Témoignages sur l’incendie de la bibliothèque de l'université - La part de la philatélie
Le 7 juin 1962, l'OAS, une organisation criminelle des colons opposés à l'indépendance de l'Algérie, met le feu au bâtiment de la bibliothèque de l’université d’Alger, détruisant plus de 500 000 livres, un trésor inestimable et varié de science, de littérature et de culture.
Cet acte criminel a dépassé toutes les horreurs, à dessein de priver la jeune nation de disposer d’un savoir qu’elle aspirait à créer. L’effet produit a été l’opposé de ce qu’espérait cette organisation criminelle.
L'incendie est devenu un autre symbole de la justesse de la lutte de Libération nationale. Il a créé un élan de solidarité avec la jeune nation algérienne, si bien que plusieurs pays ont émis une variété de timbres-poste commémoratifs pour venir en aide au fonds de solidarité algérien de l’époque.

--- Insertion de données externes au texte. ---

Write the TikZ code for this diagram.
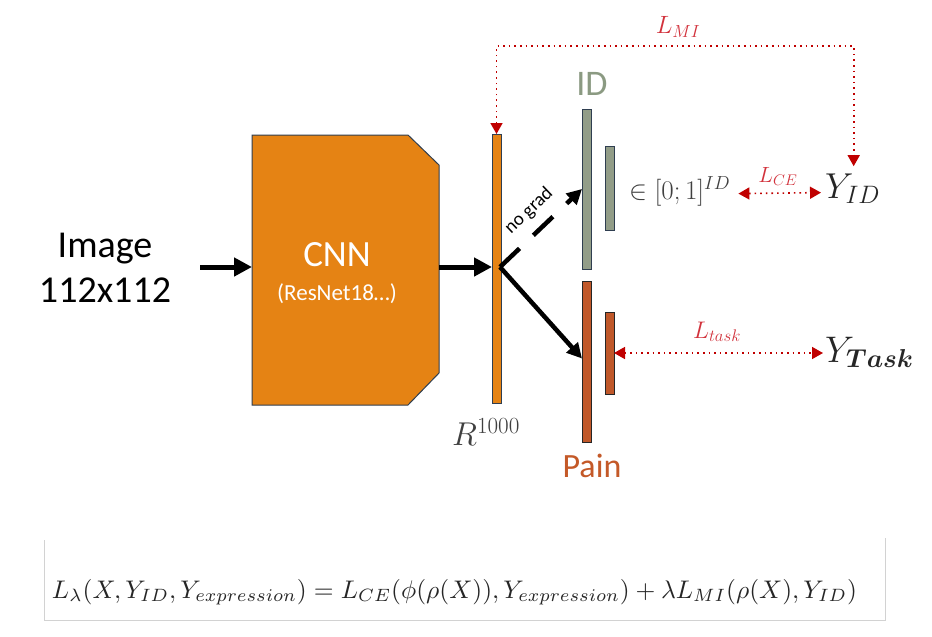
\RequirePackage{fix-cm}
\documentclass[tikz,border=0pt]{standalone}
\usepackage{amsmath}
\usepackage{fontspec}
\setmainfont{Carlito}
\usetikzlibrary{arrows.meta}
\definecolor{cnnorange}{RGB}{229,131,20}
\definecolor{edgeblue}{RGB}{47,62,80}
\definecolor{idgreen}{RGB}{146,157,136}
\definecolor{painred}{RGB}{192,88,42}
\definecolor{idtext}{RGB}{139,154,130}
\definecolor{paintext}{RGB}{196,89,40}
\definecolor{arrowred}{RGB}{192,0,0}
\definecolor{labelred}{RGB}{210,50,60}
\definecolor{mathgray}{RGB}{64,64,64}
\definecolor{framegray}{RGB}{210,210,210}
\begin{document}
\begin{tikzpicture}[x=1pt,y=-1pt,
  bar/.style={draw=edgeblue, line width=1pt, inner sep=0pt, outer sep=0pt, minimum width=9pt},
  bigarrow/.style={line width=5pt, -{Triangle[width=18pt,length=18pt]}},
  brarrow/.style={line width=4.5pt, -{Triangle[width=15pt,length=15pt]}},
  redarrow/.style={arrowred, line width=1.6pt, dash pattern=on 1.6pt off 4pt,
     {Triangle[width=12pt,length=11pt]}-{Triangle[width=12pt,length=11pt]}},
  redlbl/.style={labelred, inner sep=0pt},
  txt/.style={inner sep=0pt}
]
\useasboundingbox (0,0) rectangle (932,637);
\fill[white] (0,0) rectangle (932,637);

% input label
\node[txt, anchor=base, font=\fontsize{38}{44}\selectfont] (imglbl) at (105,257) {Image};
\node[txt, anchor=base, font=\fontsize{38}{44}\selectfont] (imgsize) at (105,302) {112x112};

% CNN block
\node[inner sep=0pt, outer sep=0pt, minimum width=187pt, minimum height=270pt] (cnn) at (345.5,270) {};
\draw[fill=cnnorange, draw=edgeblue, line width=1pt]
  (cnn.north west) -- ([xshift=-31pt]cnn.north east) -- ([yshift=-30pt]cnn.north east)
  -- ([yshift=32pt]cnn.south east) -- ([xshift=-31pt]cnn.south east) -- (cnn.south west) -- cycle;
\node[txt, anchor=base, white, font=\fontsize{37}{40}\selectfont] (cnnlbl) at (337,266) {CNN};
\node[txt, anchor=base, white, font=\fontsize{23}{26}\selectfont] (resnet) at (337,300) {(ResNet18…)};

% representation bar
\node[bar, fill=cnnorange, minimum height=269pt] (rbar) at (496.5,268.5) {};
\node[txt, anchor=base west, mathgray, font=\fontsize{33}{38}\selectfont] (rlbl) at (452,445) {$R^{1000}$};

% ID head
\node[bar, fill=idgreen, minimum height=160pt] (id1) at (586.5,189) {};
\node[bar, fill=idgreen, minimum height=84pt] (id2) at (609.5,188) {};
\node[txt, anchor=base, idtext, font=\fontsize{36}{40}\selectfont] (idlbl) at (592,95) {ID};

% Pain head
\node[bar, draw=black!85, fill=painred, minimum height=161pt] (pain1) at (586.5,361.5) {};
\node[bar, draw=black!85, fill=painred, minimum height=82pt] (pain2) at (609.5,353) {};
\node[txt, anchor=base, paintext, font=\fontsize{34}{38}\selectfont] (painlbl) at (592,477) {Pain};

% outputs
\node[txt, anchor=base west, mathgray, font=\fontsize{27}{30}\selectfont] (in01) at (629,199) {$\in[0;1]^{ID}$};
\node[anchor=base west, inner sep=2pt, black!85, font=\fontsize{36}{40}\selectfont] (yid) at (823,198) {$Y_{ID}$};
\node[anchor=base west, inner sep=2pt, black!85, font=\fontsize{37}{42}\selectfont] (ytask) at (823,362) {$Y_{\boldsymbol{Task}}$};

% black arrows
\coordinate (a0) at (200,267);
\coordinate (br) at (500,267);
\draw[bigarrow] (a0) -- (a0 -| cnn.west);
\draw[bigarrow] (a0 -| cnn.east) -- (a0 -| rbar.west);
\draw[brarrow, dash pattern=on 27pt off 19pt] (br) -- (id1.west);
\draw[brarrow] (br) -- ([yshift=3pt]pain1.west);
\node[txt, rotate=43.5, font=\fontsize{19}{21}\selectfont] (nograd) at (529,211) {no grad};

% red losses
\coordinate (mitop) at (700,46);
\draw[redarrow] (rbar.north) |- (mitop) -| ([xshift=1pt,yshift=5pt]yid.north);
\node[redlbl, anchor=base, font=\fontsize{25}{28}\selectfont] (lmi) at (678,34) {$L_{MI}$};
\draw[redarrow] ([xshift=8pt,yshift=3pt]in01.mid east) -- ([xshift=-2pt,yshift=3pt]yid.mid west);
\node[redlbl, anchor=base, font=\fontsize{22}{26}\selectfont] (lce) at (778,182) {$L_{CE}$};
\draw[redarrow] (pain2.east) -- (pain2.east -| ytask.west);
\node[redlbl, anchor=base, font=\fontsize{24}{28}\selectfont] (ltask) at (717,338) {$L_{task}$};

% formula
\draw[framegray, line width=1pt] (44,540) -- (44,620) -- (885,620) -- (885,538);
\node[txt, anchor=base, black!85] (formula) at (454.5,598) {\resizebox{805pt}{!}{$L_\lambda(X,Y_{ID},Y_{expression})=L_{CE}(\phi(\rho(X)),Y_{expression})+\lambda L_{MI}(\rho(X),Y_{ID})$}};
\end{tikzpicture}
\end{document}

Aujourd’hui, et à l’occasion de la commémoration du 60e anniversaire de la signature des accords d’Évian, le 19 mars 1962, ouvrant la voie à l’autodétermination pour l’indépendance de l’Algérie, la date est intéressante pour aborder cet évènement sous l’angle d’une passion, la passion de la philatélie.
Depuis les origines, l'Homme a toujours éprouvé le besoin d’échanger avec ses semblables, car ces échanges participent à la création du lien social entre les individus. Ils peuvent être d’origine économique comme le troc ou la monnaie, ou non comme l’exogamie.
Un autre moyen d’échange est la philatélie ou la collection de timbres-poste émis par l’État, retraçant, à l’aide de dessins sur des «bouts de papier», des évènements majeurs passés ou à venir.
Le développement de cette passion est lié au timbre-poste et à son support, la poste. Celle-ci ne s’est révélée qu’à partir du XVIe siècle, où il a fallu attendre cette période pour voir naître la première poste en France. Le public d’alors, en vérité l'élite, a été invité à utiliser les nouveaux moyens postaux mis à sa disposition. Un nouveau loisir allait naître, la philatélie. Plus tard, le timbre-poste a été démocratisé et réalisé avec des formes de plus en plus originales et des contenus révélateurs.
Aujourd'hui, même avec l’avènement d’internet, la collection de timbres-poste demeure une passion partagée par beaucoup. Ces petits «bouts de papier» sont rangés soigneusement dans des albums, exposés, échangés ou revendus, mais ont la capacité de répercuter des évènements majeurs sur les générations à venir.
En Algérie, en 1965, la commémoration des 3es évènements douloureux marquant la destruction de la bibliothèque de l’université d’Alger ont inspiré plusieurs pays à éditer des timbres-poste forts significatifs qui témoignent de l’ancrage de la guerre de libération dans l’histoire de la décolonisation mondiale. Ainsi, au côté de l’Algérie, des pays comme l'Égypte, l'Irak, la Jordanie ont émis d’excellents timbres-poste à travers divers symboles : un livre incendié, une bibliothèque brûlée, moyens servant à éteindre l’incendie... Il y a aussi la Libye, l’Arabie Saoudite, l’Irak, la Syrie, le Yémen qui ont fait de même. Ces timbres-poste sont répertoriés dans un catalogue, le Scott Catalogue, aux États-Unis. Il s’agit d’un «catalogue de timbres et de cotations édité par la société Scott Publishing (filiale d'Amos Press)». Ce catalogue référencie l'ensemble des timbres-poste émis dans le monde. Il peut être consulté à la bibliothèque américaine, comme signalé par George M. Eberhart (https://www.jstor.org/stable/25626019) dans la première édition du Whole Library Handbook.
Ces timbres ont été émis pour la première fois le 7 juin 1965, portant l’intitulé «Le premier jour». Conservés à la bibliothèque aux États-Unis, ces timbres retracent, par des témoignages iconographiques, le crime abominable commis par des ultras européens opposés à l’indépendance de l’Algérie. Si le timbre-poste est dans l’imaginaire de beaucoup un symbole de voyage et d’évasion, qui égaye les pages, les enveloppes et les albums, pour nous, il est aussi un support essentiel servant à perpétuer des souvenirs douloureux pour que la génération future n’oublie pas.
Par le Pr Baddari Kamel
Professeur des universités. Université Mohamed-Boudiaf de M’sila.